■ EXERCISE BRIEF ■
Copy the data that follows exactly. Include no pictures.

■ COLLECTED DATA ■
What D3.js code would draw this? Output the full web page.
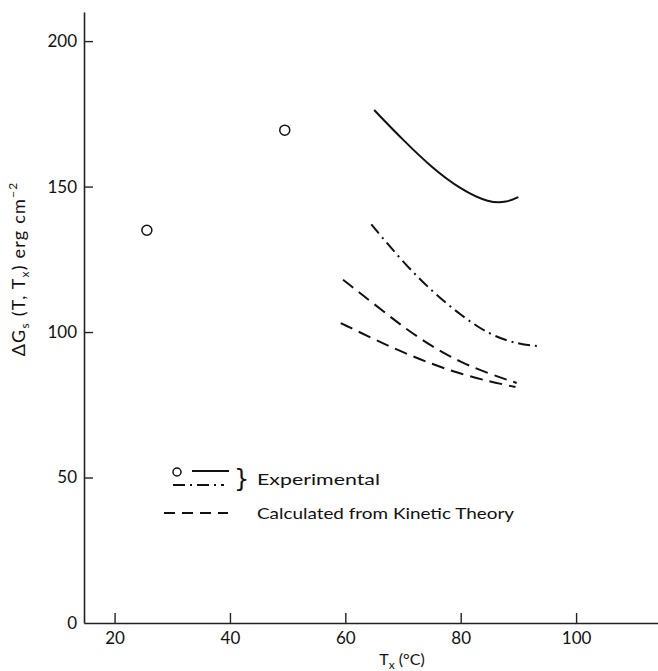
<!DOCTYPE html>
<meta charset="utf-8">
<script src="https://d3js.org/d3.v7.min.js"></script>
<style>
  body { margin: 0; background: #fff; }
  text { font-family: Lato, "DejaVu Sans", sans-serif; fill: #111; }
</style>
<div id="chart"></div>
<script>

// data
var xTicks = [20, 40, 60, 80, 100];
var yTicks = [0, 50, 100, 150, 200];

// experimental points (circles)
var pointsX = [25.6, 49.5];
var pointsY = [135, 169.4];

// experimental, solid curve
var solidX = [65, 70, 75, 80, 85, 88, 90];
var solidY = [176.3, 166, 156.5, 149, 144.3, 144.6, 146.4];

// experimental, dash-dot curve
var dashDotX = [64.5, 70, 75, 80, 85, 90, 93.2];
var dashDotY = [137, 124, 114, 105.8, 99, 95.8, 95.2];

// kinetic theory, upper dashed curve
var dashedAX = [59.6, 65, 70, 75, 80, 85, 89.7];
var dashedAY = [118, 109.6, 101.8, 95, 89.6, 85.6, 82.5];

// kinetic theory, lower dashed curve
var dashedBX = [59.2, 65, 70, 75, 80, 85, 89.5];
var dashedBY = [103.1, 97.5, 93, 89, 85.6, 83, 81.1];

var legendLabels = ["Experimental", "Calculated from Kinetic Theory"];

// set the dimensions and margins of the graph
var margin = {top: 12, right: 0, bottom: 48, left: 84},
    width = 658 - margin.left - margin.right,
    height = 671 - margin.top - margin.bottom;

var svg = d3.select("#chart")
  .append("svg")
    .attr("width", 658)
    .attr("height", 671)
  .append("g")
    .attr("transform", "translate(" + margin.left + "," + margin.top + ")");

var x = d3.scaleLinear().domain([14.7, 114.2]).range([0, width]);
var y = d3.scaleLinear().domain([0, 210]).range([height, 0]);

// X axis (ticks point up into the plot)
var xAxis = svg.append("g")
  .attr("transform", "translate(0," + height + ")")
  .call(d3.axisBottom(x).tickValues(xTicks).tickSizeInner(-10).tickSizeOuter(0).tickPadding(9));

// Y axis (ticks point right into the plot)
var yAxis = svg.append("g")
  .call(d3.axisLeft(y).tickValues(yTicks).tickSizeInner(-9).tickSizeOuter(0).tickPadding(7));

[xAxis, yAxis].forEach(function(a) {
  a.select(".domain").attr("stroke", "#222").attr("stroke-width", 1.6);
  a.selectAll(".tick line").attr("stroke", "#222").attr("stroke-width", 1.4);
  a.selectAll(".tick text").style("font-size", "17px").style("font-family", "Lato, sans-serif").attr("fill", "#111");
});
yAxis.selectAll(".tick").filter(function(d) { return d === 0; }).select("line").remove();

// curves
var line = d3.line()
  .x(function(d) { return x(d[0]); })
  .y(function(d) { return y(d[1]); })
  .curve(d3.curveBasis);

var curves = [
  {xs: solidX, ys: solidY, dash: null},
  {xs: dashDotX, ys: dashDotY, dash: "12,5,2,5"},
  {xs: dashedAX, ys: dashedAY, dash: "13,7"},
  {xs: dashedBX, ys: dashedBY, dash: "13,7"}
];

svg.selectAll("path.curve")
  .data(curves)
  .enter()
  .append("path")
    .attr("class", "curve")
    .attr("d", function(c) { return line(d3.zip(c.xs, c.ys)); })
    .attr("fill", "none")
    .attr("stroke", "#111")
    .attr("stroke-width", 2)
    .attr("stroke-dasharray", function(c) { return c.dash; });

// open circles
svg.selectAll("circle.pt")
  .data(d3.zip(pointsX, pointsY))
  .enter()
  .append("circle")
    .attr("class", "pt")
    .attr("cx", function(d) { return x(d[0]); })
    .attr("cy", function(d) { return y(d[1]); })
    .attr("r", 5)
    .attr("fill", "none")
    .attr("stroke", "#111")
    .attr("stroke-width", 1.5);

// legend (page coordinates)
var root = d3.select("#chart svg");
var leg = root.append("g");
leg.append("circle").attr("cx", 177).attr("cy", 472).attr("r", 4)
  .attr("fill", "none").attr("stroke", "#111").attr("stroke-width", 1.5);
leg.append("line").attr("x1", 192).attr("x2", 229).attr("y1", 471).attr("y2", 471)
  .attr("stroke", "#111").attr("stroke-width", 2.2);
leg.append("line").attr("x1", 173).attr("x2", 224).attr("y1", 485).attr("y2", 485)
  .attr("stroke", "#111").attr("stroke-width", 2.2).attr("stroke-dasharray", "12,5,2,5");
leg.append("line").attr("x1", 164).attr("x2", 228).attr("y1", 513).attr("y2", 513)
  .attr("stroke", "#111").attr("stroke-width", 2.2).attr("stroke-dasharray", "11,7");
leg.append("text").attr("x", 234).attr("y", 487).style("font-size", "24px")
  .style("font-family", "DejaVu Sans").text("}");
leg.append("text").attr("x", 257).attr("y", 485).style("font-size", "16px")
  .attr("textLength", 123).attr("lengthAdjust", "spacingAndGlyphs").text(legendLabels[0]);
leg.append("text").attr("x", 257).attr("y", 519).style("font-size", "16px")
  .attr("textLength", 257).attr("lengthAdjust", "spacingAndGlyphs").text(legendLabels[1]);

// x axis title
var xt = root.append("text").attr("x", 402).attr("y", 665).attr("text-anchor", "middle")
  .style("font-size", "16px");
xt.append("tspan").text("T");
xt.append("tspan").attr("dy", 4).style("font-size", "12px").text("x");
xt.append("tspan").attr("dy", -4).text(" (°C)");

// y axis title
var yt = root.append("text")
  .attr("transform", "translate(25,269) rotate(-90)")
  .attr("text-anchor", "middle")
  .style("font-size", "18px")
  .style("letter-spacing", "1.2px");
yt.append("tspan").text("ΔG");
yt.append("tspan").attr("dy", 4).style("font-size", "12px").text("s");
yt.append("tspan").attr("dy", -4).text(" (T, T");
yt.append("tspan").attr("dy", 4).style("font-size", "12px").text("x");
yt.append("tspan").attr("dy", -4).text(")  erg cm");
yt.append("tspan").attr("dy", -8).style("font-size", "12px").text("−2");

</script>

■ RESPONSE TO THIS TASK ■
What D3.js code would draw this? Output the full web page.
<!DOCTYPE html>
<meta charset="utf-8">
<script src="https://d3js.org/d3.v7.min.js"></script>
<style>
  body { margin: 0; background: #fff; }
  text { font-family: Lato, "DejaVu Sans", sans-serif; fill: #111; }
</style>
<div id="chart"></div>
<script>

// data
var xTicks = [20, 40, 60, 80, 100];
var yTicks = [0, 50, 100, 150, 200];

// experimental points (circles)
var pointsX = [25.6, 49.5];
var pointsY = [135, 169.4];

// experimental, solid curve
var solidX = [65, 70, 75, 80, 85, 88, 90];
var solidY = [176.3, 166, 156.5, 149, 144.3, 144.6, 146.4];

// experimental, dash-dot curve
var dashDotX = [64.5, 70, 75, 80, 85, 90, 93.2];
var dashDotY = [137, 124, 114, 105.8, 99, 95.8, 95.2];

// kinetic theory, upper dashed curve
var dashedAX = [59.6, 65, 70, 75, 80, 85, 89.7];
var dashedAY = [118, 109.6, 101.8, 95, 89.6, 85.6, 82.5];

// kinetic theory, lower dashed curve
var dashedBX = [59.2, 65, 70, 75, 80, 85, 89.5];
var dashedBY = [103.1, 97.5, 93, 89, 85.6, 83, 81.1];

var legendLabels = ["Experimental", "Calculated from Kinetic Theory"];

// set the dimensions and margins of the graph
var margin = {top: 12, right: 0, bottom: 48, left: 84},
    width = 658 - margin.left - margin.right,
    height = 671 - margin.top - margin.bottom;

var svg = d3.select("#chart")
  .append("svg")
    .attr("width", 658)
    .attr("height", 671)
  .append("g")
    .attr("transform", "translate(" + margin.left + "," + margin.top + ")");

var x = d3.scaleLinear().domain([14.7, 114.2]).range([0, width]);
var y = d3.scaleLinear().domain([0, 210]).range([height, 0]);

// X axis (ticks point up into the plot)
var xAxis = svg.append("g")
  .attr("transform", "translate(0," + height + ")")
  .call(d3.axisBottom(x).tickValues(xTicks).tickSizeInner(-10).tickSizeOuter(0).tickPadding(9));

// Y axis (ticks point right into the plot)
var yAxis = svg.append("g")
  .call(d3.axisLeft(y).tickValues(yTicks).tickSizeInner(-9).tickSizeOuter(0).tickPadding(7));

[xAxis, yAxis].forEach(function(a) {
  a.select(".domain").attr("stroke", "#222").attr("stroke-width", 1.6);
  a.selectAll(".tick line").attr("stroke", "#222").attr("stroke-width", 1.4);
  a.selectAll(".tick text").style("font-size", "17px").style("font-family", "Lato, sans-serif").attr("fill", "#111");
});
yAxis.selectAll(".tick").filter(function(d) { return d === 0; }).select("line").remove();

// curves
var line = d3.line()
  .x(function(d) { return x(d[0]); })
  .y(function(d) { return y(d[1]); })
  .curve(d3.curveBasis);

var curves = [
  {xs: solidX, ys: solidY, dash: null},
  {xs: dashDotX, ys: dashDotY, dash: "12,5,2,5"},
  {xs: dashedAX, ys: dashedAY, dash: "13,7"},
  {xs: dashedBX, ys: dashedBY, dash: "13,7"}
];

svg.selectAll("path.curve")
  .data(curves)
  .enter()
  .append("path")
    .attr("class", "curve")
    .attr("d", function(c) { return line(d3.zip(c.xs, c.ys)); })
    .attr("fill", "none")
    .attr("stroke", "#111")
    .attr("stroke-width", 2)
    .attr("stroke-dasharray", function(c) { return c.dash; });

// open circles
svg.selectAll("circle.pt")
  .data(d3.zip(pointsX, pointsY))
  .enter()
  .append("circle")
    .attr("class", "pt")
    .attr("cx", function(d) { return x(d[0]); })
    .attr("cy", function(d) { return y(d[1]); })
    .attr("r", 5)
    .attr("fill", "none")
    .attr("stroke", "#111")
    .attr("stroke-width", 1.5);

// legend (page coordinates)
var root = d3.select("#chart svg");
var leg = root.append("g");
leg.append("circle").attr("cx", 177).attr("cy", 472).attr("r", 4)
  .attr("fill", "none").attr("stroke", "#111").attr("stroke-width", 1.5);
leg.append("line").attr("x1", 192).attr("x2", 229).attr("y1", 471).attr("y2", 471)
  .attr("stroke", "#111").attr("stroke-width", 2.2);
leg.append("line").attr("x1", 173).attr("x2", 224).attr("y1", 485).attr("y2", 485)
  .attr("stroke", "#111").attr("stroke-width", 2.2).attr("stroke-dasharray", "12,5,2,5");
leg.append("line").attr("x1", 164).attr("x2", 228).attr("y1", 513).attr("y2", 513)
  .attr("stroke", "#111").attr("stroke-width", 2.2).attr("stroke-dasharray", "11,7");
leg.append("text").attr("x", 234).attr("y", 487).style("font-size", "24px")
  .style("font-family", "DejaVu Sans").text("}");
leg.append("text").attr("x", 257).attr("y", 485).style("font-size", "16px")
  .attr("textLength", 123).attr("lengthAdjust", "spacingAndGlyphs").text(legendLabels[0]);
leg.append("text").attr("x", 257).attr("y", 519).style("font-size", "16px")
  .attr("textLength", 257).attr("lengthAdjust", "spacingAndGlyphs").text(legendLabels[1]);

// x axis title
var xt = root.append("text").attr("x", 402).attr("y", 665).attr("text-anchor", "middle")
  .style("font-size", "16px");
xt.append("tspan").text("T");
xt.append("tspan").attr("dy", 4).style("font-size", "12px").text("x");
xt.append("tspan").attr("dy", -4).text(" (°C)");

// y axis title
var yt = root.append("text")
  .attr("transform", "translate(25,269) rotate(-90)")
  .attr("text-anchor", "middle")
  .style("font-size", "18px")
  .style("letter-spacing", "1.2px");
yt.append("tspan").text("ΔG");
yt.append("tspan").attr("dy", 4).style("font-size", "12px").text("s");
yt.append("tspan").attr("dy", -4).text(" (T, T");
yt.append("tspan").attr("dy", 4).style("font-size", "12px").text("x");
yt.append("tspan").attr("dy", -4).text(")  erg cm");
yt.append("tspan").attr("dy", -8).style("font-size", "12px").text("−2");

</script>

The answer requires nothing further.